§ Directions:
Give again only the lines running from the one with "Convert this chart to Plotly code." through the one with "import plotly.graph_objects as go", inclusive. Omit every picture.

§ Record extracts:
- - - - -

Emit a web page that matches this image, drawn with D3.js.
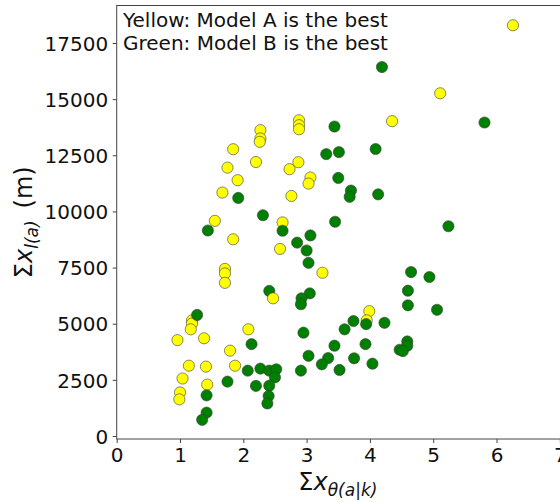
<!DOCTYPE html>
<html>
<head>
<meta charset="utf-8">
<script src="https://cdn.jsdelivr.net/npm/d3@7"></script>
<style>
  html, body { margin: 0; padding: 0; background: #fff; }
  svg { display: block; font-family: "DejaVu Sans", sans-serif; }
</style>
</head>
<body>
<svg id="chart" width="560" height="502"></svg>
<script>
// Model A wins: [Σx_θ(a|k), Σx_l(a)]
const modelA = [
  [6.26, 18290], [5.11, 15260], [4.35, 14020], [2.88, 14060], [2.88, 13840],
  [2.88, 13660], [2.27, 13620], [2.27, 13250], [2.26, 13100], [2.20, 12200],
  [1.84, 12770], [1.75, 11950], [1.91, 11390], [1.67, 10840], [1.55, 9580],
  [1.84, 8760], [2.73, 11880], [2.87, 12190], [3.06, 11510], [3.03, 11240],
  [2.76, 10690], [2.62, 9510], [2.58, 8330], [3.25, 7270], [1.71, 7440],
  [1.71, 7240], [1.71, 6820], [1.19, 5150], [1.19, 5010],
  [1.17, 4750], [0.96, 4270], [1.38, 4350], [2.08, 4750], [1.79, 3800],
  [1.14, 3130], [1.41, 3090], [1.87, 3130], [1.04, 2560], [1.43, 2290],
  [1.00, 1940], [0.99, 1630], [3.99, 5560], [3.95, 5150]
];

// Model B wins
const modelB = [
  [4.19, 16430], [5.81, 13960], [3.44, 13780], [3.31, 12550], [3.51, 12640],
  [4.09, 12780], [3.50, 11490], [3.70, 10930], [3.68, 10650], [4.13, 10760],
  [1.92, 10600], [2.31, 9830], [1.44, 9150], [2.62, 9140], [3.45, 9540],
  [5.24, 9340], [3.06, 8930], [2.85, 8610], [3.00, 8260], [3.03, 7710],
  [4.65, 7300], [4.94, 7080], [4.60, 6470], [3.05, 6350], [2.92, 6130],
  [2.91, 5870], [4.60, 5820], [5.06, 5620], [3.74, 5120], [3.94, 4980],
  [4.23, 5040], [3.60, 4750], [2.95, 4600], [3.93, 4090], [3.44, 4020],
  [4.59, 4210], [4.59, 4020], [4.47, 3840], [4.52, 3780], [3.03, 3570],
  [3.34, 3470], [3.24, 3190], [3.75, 3460], [4.04, 3220], [3.52, 2940],
  [2.91, 2910], [2.41, 6460], [1.27, 5390], [2.13, 4090], [2.07, 2910],
  [2.27, 3000], [2.41, 2910], [2.52, 2970], [2.50, 2610], [1.75, 2420],
  [2.20, 2230], [2.41, 2240], [1.42, 1810], [2.40, 1780], [2.38, 1450],
  [1.42, 1040], [1.35, 720]
];

// drawn after the green markers so it sits on top
const modelALate = [[2.47, 6130]];

const xTicks = [0, 1, 2, 3, 4, 5, 6, 7];
const yTicks = [0, 2500, 5000, 7500, 10000, 12500, 15000, 17500];
const notes = ["Yellow: Model A is the best", "Green: Model B is the best"];

const svg = d3.select("#chart");
const plotLeft = 116.7, plotRight = 563, plotTop = 5.5, plotBottom = 439;

const x = d3.scaleLinear().domain([0, 7.05]).range([plotLeft, plotRight]);
const y = d3.scaleLinear().domain([-134, 19170]).range([plotBottom, plotTop]);

const axisColor = "#444";

// frame
svg.append("rect")
  .attr("x", plotLeft).attr("y", plotTop)
  .attr("width", plotRight - plotLeft).attr("height", plotBottom - plotTop)
  .attr("fill", "none").attr("stroke", axisColor).attr("stroke-width", 1);

const xAxis = svg.append("g")
  .attr("transform", `translate(0,${plotBottom})`)
  .call(d3.axisBottom(x).tickValues(xTicks).tickFormat(d3.format("d")).tickSize(4).tickPadding(4));
const yAxis = svg.append("g")
  .attr("transform", `translate(${plotLeft},0)`)
  .call(d3.axisLeft(y).tickValues(yTicks).tickFormat(d3.format("d")).tickSize(4).tickPadding(4.5));

[xAxis, yAxis].forEach(g => {
  g.select(".domain").remove();
  g.selectAll(".tick line").attr("stroke", axisColor);
  g.selectAll(".tick text")
    .attr("fill", "#111")
    .style("font-family", "DejaVu Sans")
    .style("font-size", "20px");
});
yAxis.selectAll(".tick text").attr("dy", "0.36em");
xAxis.selectAll(".tick text").attr("dy", "0.74em");

function drawPoints(data, fill) {
  svg.append("g").selectAll("circle")
    .data(data).join("circle")
    .attr("cx", d => x(d[0]))
    .attr("cy", d => y(d[1]))
    .attr("r", 5.6)
    .attr("fill", fill)
    .attr("stroke", "#3a3a3a")
    .attr("stroke-width", 0.6);
}
drawPoints(modelA, "#ffff00");
drawPoints(modelB, "#008000");
drawPoints(modelALate, "#ffff00");

// annotation in the upper-left corner
notes.forEach((t, i) => {
  svg.append("text")
    .attr("x", 123).attr("y", 27 + i * 22.5)
    .attr("fill", "#111")
    .style("font-size", "20px")
    .text(t);
});

// x label: Σx_θ(a|k)
const xl = svg.append("text")
  .attr("x", (plotLeft + plotRight) / 2 - 2).attr("y", 490)
  .attr("text-anchor", "middle")
  .attr("fill", "#111")
  .style("font-size", "24px");
xl.append("tspan").text("Σ");
xl.append("tspan").style("font-style", "italic").text("x");
xl.append("tspan").attr("dy", 6).style("font-size", "17px").style("font-style", "italic").text("θ(a|k)");

// y label: Σx_l(a) (m)
const yl = svg.append("text")
  .attr("transform", `translate(32,${(plotTop + plotBottom) / 2}) rotate(-90)`)
  .attr("text-anchor", "middle")
  .attr("fill", "#111")
  .style("font-size", "24px");
yl.append("tspan").text("Σ");
yl.append("tspan").style("font-style", "italic").text("x");
yl.append("tspan").attr("dy", 6).style("font-size", "17px").style("font-style", "italic").text("l(a)");
yl.append("tspan").attr("dy", -6).text("\u2002(m)");
</script>
</body>
</html>
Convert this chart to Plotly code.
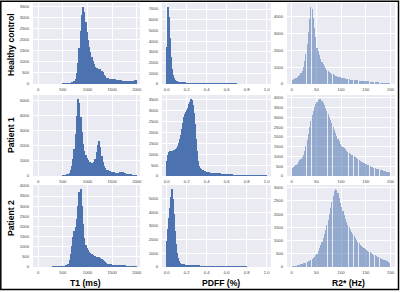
import plotly.graph_objects as go

# ---------------- data (histogram bin counts) ----------------
# T1 bins: 25 ms wide starting at 0 ms
hc_t1 = [
    0, 0, 0, 0, 0, 0, 0, 0, 0, 0,
    0, 0, 0, 0, 0, 0, 0, 0, 0, 0,
    5, 8, 12, 18, 25, 35, 45, 60, 80, 120,
    230, 480, 950, 1650, 2400, 3150, 3500, 3250, 2800, 2350,
    2000, 1700, 1450, 1230, 1050, 900, 790, 720, 690, 700,
    670, 610, 530, 430, 350, 290, 255, 235, 225, 220,
    215, 210, 205, 200, 190, 180, 170, 160, 150, 140,
    130, 125, 120, 120, 120, 125, 135, 150, 165, 175]
p1_t1 = [
    0, 0, 0, 0, 0, 0, 0, 0, 0, 0,
    0, 0, 0, 0, 0, 0, 0, 0, 0, 0,
    10, 25, 50, 80, 130, 220, 380, 650, 1100, 1800,
    2800, 4000, 5100, 4800, 3900, 2900, 2100, 1650, 1400, 1200,
    1050, 950, 900, 870, 860, 950, 1150, 1600, 2050, 2300,
    1950, 1350, 900, 650, 500, 430, 380, 340, 310, 285,
    260, 240, 220, 205, 200, 210, 240, 265, 250, 210,
    170, 140, 115, 100, 85, 72, 62, 52, 46, 40]
p2_t1 = [
    0, 0, 0, 0, 0, 0, 0, 0, 0, 0,
    0, 0, 5, 8, 10, 15, 18, 20, 25, 30,
    35, 45, 60, 90, 170, 330, 620, 1050, 1500, 1780,
    1950, 2350, 3000, 3700, 3850, 3000, 2100, 1450, 1100, 920,
    820, 750, 690, 640, 590, 550, 520, 500, 490, 475,
    440, 390, 330, 280, 230, 195, 170, 150, 135, 125,
    115, 105, 95, 90, 85, 78, 72, 66, 60, 55,
    50, 46, 42, 38, 35, 32, 30, 28, 26, 24]

# PDFF bins: 0.01 wide starting at 0
hc_pdff = [
    3500, 7200, 6300, 4300, 2500, 1400, 850, 560, 400, 310,
    250, 210, 180, 160, 140, 125, 115, 105, 95, 88,
    80, 75, 70, 66, 62, 58, 55, 52, 49, 46,
    43, 40, 38, 36, 34, 32, 30, 28, 26, 24,
    22, 20, 18, 16, 15, 14, 13, 12, 11, 10,
    9, 8, 7, 6, 5, 5, 4, 4, 3, 3,
    2, 2, 2, 2, 2, 1, 1, 1, 1, 1,
    0, 0, 0, 0, 0, 0, 0, 0, 0, 0,
    0, 0, 0, 0, 0, 0, 0, 0, 0, 0,
    0, 0, 0, 0, 0, 0, 0, 0, 0, 0]
p1_pdff = [
    700, 950, 1120, 1160, 1170, 1160, 1170, 1180, 1200, 1230,
    1300, 1400, 1520, 1680, 1900, 2150, 2450, 2700, 2850, 2950,
    3050, 3150, 3300, 3420, 3550, 3480, 3250, 2900, 2400, 1700,
    1150, 700, 480, 370, 310, 280, 255, 235, 215, 200,
    185, 172, 162, 153, 145, 138, 132, 127, 123, 120,
    125, 128, 125, 120, 114, 108, 102, 96, 90, 84,
    78, 72, 66, 60, 55, 50, 45, 40, 36, 32,
    28, 25, 22, 20, 18, 16, 14, 12, 11, 10,
    9, 8, 7, 6, 6, 5, 5, 4, 4, 3,
    3, 3, 2, 2, 2, 2, 1, 1, 1, 1]
p2_pdff = [
    1900, 2800, 3600, 4300, 5100, 5700, 5000, 3900, 2600, 1700,
    1050, 650, 420, 310, 250, 220, 200, 185, 172, 160,
    150, 142, 135, 128, 120, 114, 108, 102, 96, 90,
    85, 80, 75, 70, 65, 60, 56, 52, 48, 44,
    40, 37, 34, 31, 28, 26, 24, 22, 20, 18,
    16, 14, 12, 11, 10, 9, 8, 7, 6, 5,
    5, 4, 4, 3, 3, 3, 2, 2, 2, 2,
    2, 1, 1, 1, 1, 1, 1, 1, 1, 1,
    0, 0, 0, 0, 0, 0, 0, 0, 0, 0,
    0, 0, 0, 0, 0, 0, 0, 0, 0, 0]

# R2* bins: 2.5 Hz wide starting at 0
hc_r2 = [
    250, 270, 300, 350, 400, 470, 550, 650, 800, 1000,
    1350, 1800, 2400, 3100, 3900, 4600, 4450, 3950, 3350, 2800,
    2150, 1950, 1700, 1500, 1330, 1180, 1060, 950, 860, 790,
    730, 670, 620, 575, 535, 500, 465, 435, 410, 390,
    370, 350, 335, 320, 305, 290, 278, 266, 255, 245,
    235, 226, 218, 210, 202, 195, 188, 182, 176, 170,
    165, 158, 150, 143, 136, 129, 122, 115, 108, 101,
    95, 89, 83, 77, 72, 67, 62, 57, 52, 48]
p1_r2 = [
    400, 440, 490, 550, 620, 700, 800, 880, 950, 1100,
    1300, 1550, 1820, 2150, 2500, 2840, 3100, 3350, 3530, 3680,
    3800, 3900, 3950, 3930, 3860, 3760, 3640, 3500, 3350, 3200,
    3040, 2870, 2700, 2530, 2360, 2200, 2050, 1900, 1770, 1640,
    1550, 1480, 1420, 1360, 1300, 1250, 1200, 1150, 1100, 1050,
    1000, 950, 900, 860, 820, 780, 740, 705, 670, 635,
    600, 570, 540, 510, 480, 455, 430, 405, 380, 360,
    340, 320, 300, 282, 265, 248, 230, 215, 200, 185]
p2_r2 = [
    25, 30, 35, 45, 60, 75, 90, 105, 120, 135,
    150, 170, 190, 210, 235, 260, 290, 330, 380, 440,
    510, 600, 700, 820, 950, 1100, 1250, 1400, 1570, 1780,
    2000, 2230, 2450, 2680, 2870, 2950, 2920, 2780, 2600, 2420,
    2250, 2100, 1950, 1820, 1700, 1600, 1500, 1410, 1320, 1240,
    1160, 1090, 1020, 960, 900, 850, 800, 760, 720, 685,
    650, 620, 585, 550, 520, 495, 470, 445, 420, 395,
    370, 345, 320, 295, 275, 255, 230, 210, 185, 165]

row_labels = ["Healthy control", "Patient 1", "Patient 2"]
col_titles = ["T1 (ms)", "PDFF (%)", "R2* (Hz)"]
bin_widths = [25, 0.01, 2.5]
y_dticks = [[500, 1000, 1000], [1000, 500, 500], [500, 1000, 500]]
x_dticks = [500, 0.2, 50]
x_formats = ["d", ".1f", "d"]
values = [[hc_t1, hc_pdff, hc_r2], [p1_t1, p1_pdff, p1_r2], [p2_t1, p2_pdff, p2_r2]]

# ---------------- layout geometry ----------------
W, H = 400, 292
x_ranges = [[-105, 2065], [-0.047, 1.043], [-9.5, 209]]
x_px = [(33, 140), (162, 271), (287, 395)]
y_px = [(3, 84), (95, 176), (185, 267)]
DARK = "#4C72B0"
LIGHT = "rgba(76,114,176,0.55)"
FONT = "Liberation Sans, Arial, sans-serif"

fig = go.Figure()
layout = {}
for r in range(3):
    for c in range(3):
        i = r * 3 + c + 1
        sfx = "" if i == 1 else str(i)
        vals = values[r][c]
        w = bin_widths[c]
        centers = [w * (k + 0.5) for k in range(len(vals))]
        fig.add_trace(go.Bar(
            x=centers, y=vals,
            width=w if c < 2 else w * 0.88,
            marker=dict(color=DARK if c < 2 else LIGHT, line=dict(width=0)),
            xaxis="x" + sfx, yaxis="y" + sfx, hoverinfo="skip", showlegend=False))
        layout["xaxis" + sfx] = dict(
            domain=[x_px[c][0] / W, x_px[c][1] / W], anchor="y" + sfx,
            range=x_ranges[c], tick0=0, dtick=x_dticks[c], tickformat=x_formats[c],
            showgrid=True, gridcolor="white", gridwidth=1, zeroline=False,
            showline=False, ticks="", ticklabelstandoff=2, automargin=False,
            tickfont=dict(size=4.2, color="#444", family=FONT))
        layout["yaxis" + sfx] = dict(
            domain=[1 - y_px[r][1] / H, 1 - y_px[r][0] / H], anchor="x" + sfx,
            range=[0, max(vals) * 1.05], tick0=0, dtick=y_dticks[r][c], tickformat="d",
            showgrid=True, gridcolor="white", gridwidth=1, zeroline=False,
            showline=False, ticks="", ticklabelstandoff=3, automargin=False,
            tickfont=dict(size=4.2, color="#444", family=FONT))

annotations = []
row_centers = [45, 135, 218]
for r, lab in enumerate(row_labels):
    annotations.append(dict(
        text="<b>" + lab + "</b>", x=11 / W, y=1 - row_centers[r] / H,
        xref="paper", yref="paper", showarrow=False, textangle=-90,
        xanchor="center", yanchor="middle",
        font=dict(size=8.6, color="black", family=FONT)))
title_centers = [85, 221, 348]
for c, lab in enumerate(col_titles):
    annotations.append(dict(
        text="<b>" + lab + "</b>", x=title_centers[c] / W, y=1 - 282.5 / H,
        xref="paper", yref="paper", showarrow=False,
        xanchor="center", yanchor="middle",
        font=dict(size=8.6, color="black", family=FONT)))

fig.update_layout(
    width=W, height=H, autosize=False, margin=dict(l=0, r=0, t=0, b=0, pad=0),
    paper_bgcolor="white", plot_bgcolor="#EAEAF2",
    bargap=0, annotations=annotations,
    shapes=[dict(type="rect", xref="paper", yref="paper",
                 x0=0.8 / W, x1=398.5 / W, y0=1 - 289.5 / H, y1=1 - 1.2 / H,
                 line=dict(color="black", width=1.5))],
    **layout)

fig.write_html(
    "out.html",
    config={"responsive": False, "displayModeBar": False},
    post_script="document.body.style.margin='0';document.body.style.padding='0';"
                "document.body.style.overflow='hidden';",
)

- - - - -

§ Final result:
Convert this chart to Plotly code.
import plotly.graph_objects as go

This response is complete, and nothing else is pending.